En gij zult de berderen met goud overtrekken, en hun ringen (de plaatsen voor de richelen) zult gij van goud maken; de richelen zult gij ook met goud overtrekken.
30 Tu érigeras ainsi le tabernacle, suivant la disposition qui t’a été enseignée sur cette montagne.
Dan zult gij den tabernakel oprichten naar zijn wijze, die u op den berg getoond is.
31 "Tu feras ensuite un voile en étoffe d’azur, de pourpre, d’écarlate et de lin retors; on le fabriquera artistement, en le damassant de chérubins.
Daarna zult gij een voorhang maken, van hemelsblauw, en purper, en scharlaken, en fijn getweernd linnen; van het allerkunstelijkste werk zal men dien maken, met cherubim.
32 Tu le suspendras à quatre piliers de chittîm, recouverts d’or, à crochets d’or et soutenus par quatre socles d’argent.
En gij zult hem hangen aan vier pilaren van sittim hout, met goud overtogen; hun haken zullen van goud zijn; staande op vier zilveren voeten.
33 Tu fixeras ce voile au-dessous des agrafes; c’est là, dans l’enceinte protégée par le voile, que tu feras entrer l’arche du Statut et le voile séparera ainsi pour vous le sanctuaire d’avec le Saint des saints.
En gij zult den voorhang onder de haakjes hangen, en gij zult de ark der getuigenis aldaar binnen den voorhang brengen; en deze voorhang zal ulieden een scheiding maken tussen het heilige, en tussen het heilige der heiligen.

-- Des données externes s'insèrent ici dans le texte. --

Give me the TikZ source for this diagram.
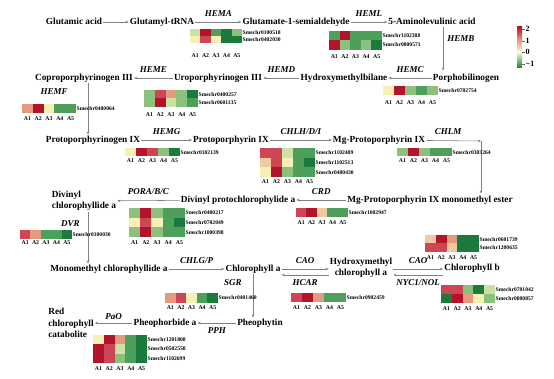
\documentclass[tikz,border=0pt]{standalone}
\usepackage{fontspec}
\setmainfont{Liberation Serif}
\usetikzlibrary{arrows.meta,positioning,calc}

% heat map colours, dark green to dark red
\definecolor{h1}{HTML}{1B7A3E}
\definecolor{h2}{HTML}{4E9E5C}
\definecolor{h3}{HTML}{8CC07C}
\definecolor{h4}{HTML}{CBE2A4}
\definecolor{h5}{HTML}{F6F0B4}
\definecolor{h6}{HTML}{F1C9A0}
\definecolor{h7}{HTML}{E59A80}
\definecolor{h8}{HTML}{CD4653}
\definecolor{h9}{HTML}{B3142B}
\definecolor{hw}{HTML}{FAF6DE}

\tikzset{
  >={Stealth[length=3.2pt,width=2.6pt]},
  cpd/.style={font=\bfseries\fontsize{9.3}{10.5}\selectfont, inner sep=1pt,
    text height=6.5pt, text depth=2pt},
  cpdm/.style={font=\bfseries\fontsize{9.3}{11.2}\selectfont, inner sep=1pt,
    align=left},
  cpdc/.style={cpdm, align=center},
  enz/.style={font=\bfseries\itshape\fontsize{9}{10}\selectfont, inner sep=1pt,
    text height=6.5pt, text depth=1.5pt},
  gene/.style={font=\bfseries\fontsize{5.6}{6.2}\selectfont, inner sep=0.5pt,
    anchor=west},
  col/.style={font=\bfseries\fontsize{5.8}{6.5}\selectfont, inner sep=0pt},
  legnum/.style={font=\bfseries\fontsize{8}{9}\selectfont, inner sep=0.5pt,
    anchor=west},
  arrow/.style={->, draw=black!50, line width=0.55pt}
}

% #1 name, #2 x, #3 y, #4 cell width, #5 cell height, #6 y of A1..A5, #7 rows
\newcommand{\heatmap}[7]{%
  \foreach \cols/\gene [count=\ri] in {#7} {
    \foreach \cc [count=\ci] in \cols
      \fill[\cc] ({#2+(\ci-1)*#4},{#3+(\ri-1)*#5}) rectangle ++(#4,#5);
    \node[gene] (#1-g\ri) at ({#2+5*#4},{#3+(\ri-0.5)*#5}) {\gene};
  }
  \foreach \ci in {1,...,5}
    \node[col] (#1-a\ci) at ({#2+(\ci-0.5)*#4},#6) {A\ci};
}

\begin{document}
\begin{tikzpicture}[x=1pt, y=-1pt]
\useasboundingbox (0,0) rectangle (554,379);

% 1 : Glutamic acid -> 5-Aminolevulinic acid
\node[cpd] (glu) at (74,22) {Glutamic acid};
\node[cpd] (trna) at (162,22) {Glutamyl-tRNA};
\node[cpd] (gsa) at (296,22) {Glutamate-1-semialdehyde};
\node[cpd] (ala) at (432,22) {5-Aminolevulinic acid};
\draw[arrow] (glu) -- (trna);
\draw[arrow] (trna) -- node[enz, above=3pt] (hema) {HEMA} (gsa);
\draw[arrow] (gsa) -- node[enz, above=3pt] (heml) {HEML} (ala);
\heatmap{mapA}{190}{29}{10.4}{7}{56}{{h4,h9,h2,h1,h3}/Smechr0100518, {h5,h8,h5,h1,h1}/Smechr0402030}
\heatmap{mapL}{329}{31}{10.6}{9.3}{57}{{h2,h9,h2,h2,h2}/Smechr1102388, {h9,h3,h2,h3,h1}/Smechr0800571}

% 2 : Porphobilinogen -> Coproporphyrinogen III
\node[cpd] (pbg) at (466,78) {Porphobilinogen};
\node[cpd] (hmb) at (344,78) {Hydroxymethylbilane};
\node[cpd] (uro) at (218,78) {Uroporphyrinogen III};
\node[cpd] (copro) at (84,78) {Coproporphyrinogen III};
\draw[arrow, shorten >=2pt] ([xshift=11pt]ala.south) -- node[enz, right=3pt, pos=0.25] (hemb) {HEMB} ([xshift=11pt]ala.south |- pbg.north);
\draw[arrow] (pbg) -- node[enz, above=3pt] (hemc) {HEMC} (hmb);
\draw[arrow] (hmb) -- node[enz, above=3pt] (hemd) {HEMD} (uro);
\draw[arrow] (uro) -- node[enz, above=3pt] (heme) {HEME} (copro);
\heatmap{mapC}{383}{86}{11}{9}{103}{{h5,h9,h3,h2,h3}/Smechr0702754}
\heatmap{mapD}{144}{90}{10.8}{8.5}{115}{{h3,h8,h7,h3,h1}/Smechr0400257, {h3,h9,h4,h3,h2}/Smechr0601135}

% 3 : Protoporphyrinogen IX -> Mg-Protoporphyrin IX
\node[cpd] (protogen) at (93,140) {Protoporphyrinogen IX};
\node[cpd] (proto) at (231,140) {Protoporphyrin IX};
\node[cpd] (mgproto) at (379,140) {Mg-Protoporphyrin IX};
\draw[arrow] ([xshift=4pt]copro.south) -- node[enz, left=19pt, pos=0.17] (hemf) {HEMF} ([xshift=4pt]copro.south |- protogen.north);
\draw[arrow] (protogen) -- node[enz, above=3pt] (hemg) {HEMG} (proto);
\draw[arrow] (proto) -- node[enz, above=3pt] (chlh) {CHLH/D/I} (mgproto);
\heatmap{mapF}{22}{104}{10.8}{9}{119}{{h7,h9,h5,h2,h2}/Smechr0400064}
\heatmap{mapG}{125}{148}{11}{8.5}{161}{{h5,h9,h8,h3,h1}/Smechr0102139}
\heatmap{mapH}{260}{148}{11}{9.7}{182}{{h8,h8,h4,h2,h2}/Smechr1102489, {h6,h8,h5,h2,h1}/Smechr1102513, {h5,h9,h3,h2,h2}/Smechr0400430}

% 4 : monomethyl ester -> Divinyl chlorophyllide a
\node[cpd] (ester) at (430,200) {Mg-Protoporphyrin IX monomethyl ester};
\node[cpd] (dvpchl) at (238,200) {Divinyl protochlorophylide a};
\node[cpdm] (dvchl) at (84,201) {Divinyl\\chlorophyllide a};
\coordinate (chlmc) at (481,141);
\draw[arrow] (mgproto) -- node[enz, above=3pt, pos=0.4] (chlm) {CHLM} (chlmc);
\draw[arrow, shorten >=1pt] (chlmc) -- (chlmc |- ester.north);
\draw[arrow] (ester) -- node[enz, above=3pt] (crd) {CRD} (dvpchl);
\draw[arrow] (dvpchl) -- node[enz, above=3pt] (pora) {PORA/B/C} (dvchl);
\heatmap{mapM}{397}{148}{11}{8.5}{161}{{h3,h9,h3,h2,h2}/Smechr0303264}
\heatmap{mapR}{296}{208}{10.4}{9}{223}{{h8,h9,h6,h2,h2}/Smechr1002947}
\heatmap{mapP}{129}{208}{11.2}{9.7}{243}{{h3,h9,h3,h2,h2}/Smechr0400217, {h5,h8,h5,h2,h1}/Smechr0702049, {h3,h9,h3,h2,h2}/Smechr1000398}

% 5 : Monomethyl chlorophyllide a -> Chlorophyll b
\node[cpd] (mono) at (109,269) {Monomethyl chlorophyllide a};
\node[cpd] (chla) at (253,269) {Chlorophyll a};
\node[cpdc] (hchla) at (361,268) {Hydroxymethyl\\chlorophyll a};
\node[cpd] (chlb) at (472,268) {Chlorophyll b};
\draw[arrow] ([xshift=4pt]dvchl.south west -| copro.south) -- node[enz, left=7pt, pos=0.24] (dvr) {DVR} ([xshift=4pt]copro.south |- mono.north);
\draw[arrow] (mono) -- node[enz, above=3pt] (chlg) {CHLG/P} (chla);
\draw[arrow] (chla.east) -- node[enz, above=3pt] (caoa) {CAO} (chla.east -| hchla.west);
\draw[arrow] ([yshift=-6pt]chla.east -| hchla.west) -- node[enz, below=3pt] (hcar) {HCAR} ([yshift=-6pt]chla.east);
\draw[arrow] (chla.east -| hchla.east) -- node[enz, above=3pt] (caob) {CAO} (chla.east -| chlb.west);
\draw[arrow] ([yshift=-6pt]chla.east -| chlb.west) -- node[enz, below=3pt] (nyc) {NYC1/NOL} ([yshift=-6pt]chla.east -| hchla.east);
\heatmap{mapV}{20}{230}{10.4}{9}{243}{{h8,h7,h2,h2,h1}/Smechr0100030}
\heatmap{mapB}{425}{235}{10.8}{8.5}{258}{{h6,h9,h7,h1,h1}/Smechr0601739, {h8,h8,h6,h1,h1}/Smechr1200635}
\heatmap{mapN}{441}{285}{10.8}{9}{309}{{h8,h8,h3,h1,h4}/Smechr0701042, {h1,h9,h7,h5,h3}/Smechr0800857}
\heatmap{mapK}{291}{293}{11}{9}{308}{{h8,h9,h7,h2,h2}/Smechr0902459}

% 6 : Pheophytin -> Red chlorophyll catabolite
\node[cpd] (phy) at (260,323) {Pheophytin};
\node[cpd] (pheo) at (165,323) {Pheophorbide a};
\node[cpdm] (rcc) at (71,323) {Red\\chlorophyll\\catabolite};
\draw[arrow] (chla.south) -- node[enz, left=10pt, pos=0.2] (sgr) {SGR} (chla.south |- phy.north);
\draw[arrow] (phy) -- node[enz, below=3pt] (pph) {PPH} (pheo);
\draw[arrow] (pheo) -- node[enz, above=1pt] (pao) {PaO} (rcc);
\heatmap{mapS}{165}{293}{10.6}{10}{308}{{h7,h8,h5,h2,h1}/Smechr0401460}
\heatmap{mapO}{93}{335}{10.8}{9.3}{369}{{h5,h9,h7,h2,h1}/Smechr1201808, {h9,h8,h4,h2,h1}/Smechr0502558, {h9,h8,h3,h2,h1}/Smechr1102699}

% 7 : colour key
\shade[top color=h9, bottom color=h7] (517,27) rectangle (522,40);
\shade[top color=h7, bottom color=hw] (517,40) rectangle (522,52);
\shade[top color=hw, bottom color=h3] (517,52) rectangle (522,60);
\shade[top color=h3, bottom color=h1] (517,60) rectangle (522,68);
\foreach \v/\yy [count=\k] in {2/29,1/41,0/52,−1/64} {
  \draw[black!60, line width=0.4pt] (522,\yy) -- (524.5,\yy);
  \node[legnum] (key\k) at (525,\yy) {\v};
}

\end{tikzpicture}
\end{document}
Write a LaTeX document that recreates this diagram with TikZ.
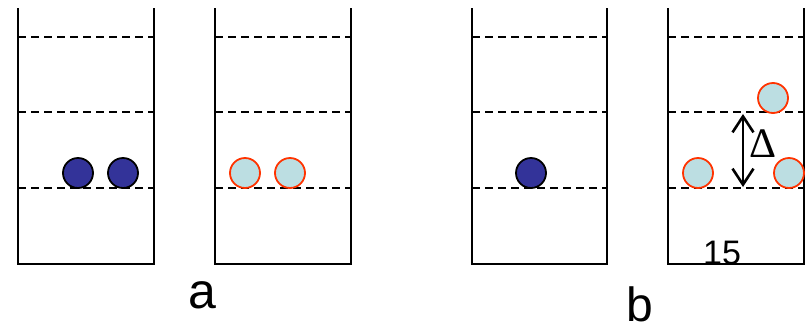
\documentclass[tikz,border=0pt]{standalone}
\usepackage{fontspec}
\setmainfont{Liberation Sans}
\newfontfamily\deltafont{Liberation Serif}
\usetikzlibrary{arrows.meta}
\begin{document}
\begin{tikzpicture}[x=1pt,y=-1pt,
  wall/.style={line width=2pt},
  level/.style={line width=1.8pt,dash pattern=on 8pt off 5pt},
  dark/.style={circle,minimum size=30pt,inner sep=0pt,draw=black,line width=1.8pt,fill={rgb,255:red,51;green,51;blue,153}},
  light/.style={circle,minimum size=30pt,inner sep=0pt,draw={rgb,255:red,255;green,51;blue,0},line width=1.8pt,fill={rgb,255:red,188;green,222;blue,226}}]
\useasboundingbox (0,0) rectangle (809,330);
\foreach \xl/\xr in {18/154, 215/351, 472/607, 668/804}{
  \draw[wall] (\xl,8) -- (\xl,264) -- (\xr,264) -- (\xr,8);
  \foreach \yy in {37,112,188}{\draw[level] (\xl,\yy) -- (\xr,\yy);}
}
\node[dark] (d1) at (78,173) {};
\node[dark] (d2) at (123,173) {};
\node[light] (l1) at (245,173) {};
\node[light] (l2) at (290,173) {};
\node[dark] (d3) at (531,173) {};
\node[light] (l3) at (698,173) {};
\node[light] (l4) at (789,173) {};
\node[light] (l5) at (773,98) {};
\coordinate (atop) at (743,114);
\coordinate (abot) at (743,187);
\draw[line width=2.6pt,<->,>={Straight Barb[length=16pt,width=21pt,line width=2.6pt]}] (atop) -- (abot);
\node[font=\deltafont\fontsize{42}{42}\selectfont,inner sep=0pt] (delta) at (762.5,144) {Δ};
\node[font=\fontsize{34}{34}\selectfont,inner sep=0pt] (n15) at (722,253) {15};
\node[font=\fontsize{50}{50}\selectfont,inner sep=0pt,anchor=base] (la) at (202,308) {a};
\node[font=\fontsize{48}{48}\selectfont,inner sep=0pt,anchor=base] (lb) at (640,321) {b};
\end{tikzpicture}
\end{document}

34 Tu poseras le propitiatoire sur l’arche du Statut, dans le Saint des saints.
En gij zult het verzoendeksel zetten op de ark der getuigenis, in het heilige der heiligen.
35 Tu placeras la table en dehors du voile et le candélabre en face de la table au côté méridional du tabernacle, la table étant placée au côté septentrional.
De tafel nu zult gij zetten buiten den voorhang, en den kandelaar tegen de tafel over, aan de ene zijde des tabernakels, zuidwaarts; maar de tafel zult gij zetten aan de noordzijde.
36 Puis, tu confectionneras un rideau pour l’entrée de la Tente, en azur, pourpre, écarlate et lin retors, artistement brodés.
Gij zult ook aan de deur der tent een deksel maken, van hemelsblauw, en purper, en scharlaken, en fijn getweernd linnen, geborduurd werk.
37 Tu feras, pour ce rideau, cinq piliers de chittîm; tu les revêtiras d’or, leurs crochets seront d’or et tu mouleras pour eux cinq socles de cuivre.
En gij zult tot dit deksel vijf pilaren van sittim hout maken, en die met goud overtrekken; hun haken zullen van goud zijn; en gij zult hun vijf koperen voeten gieten.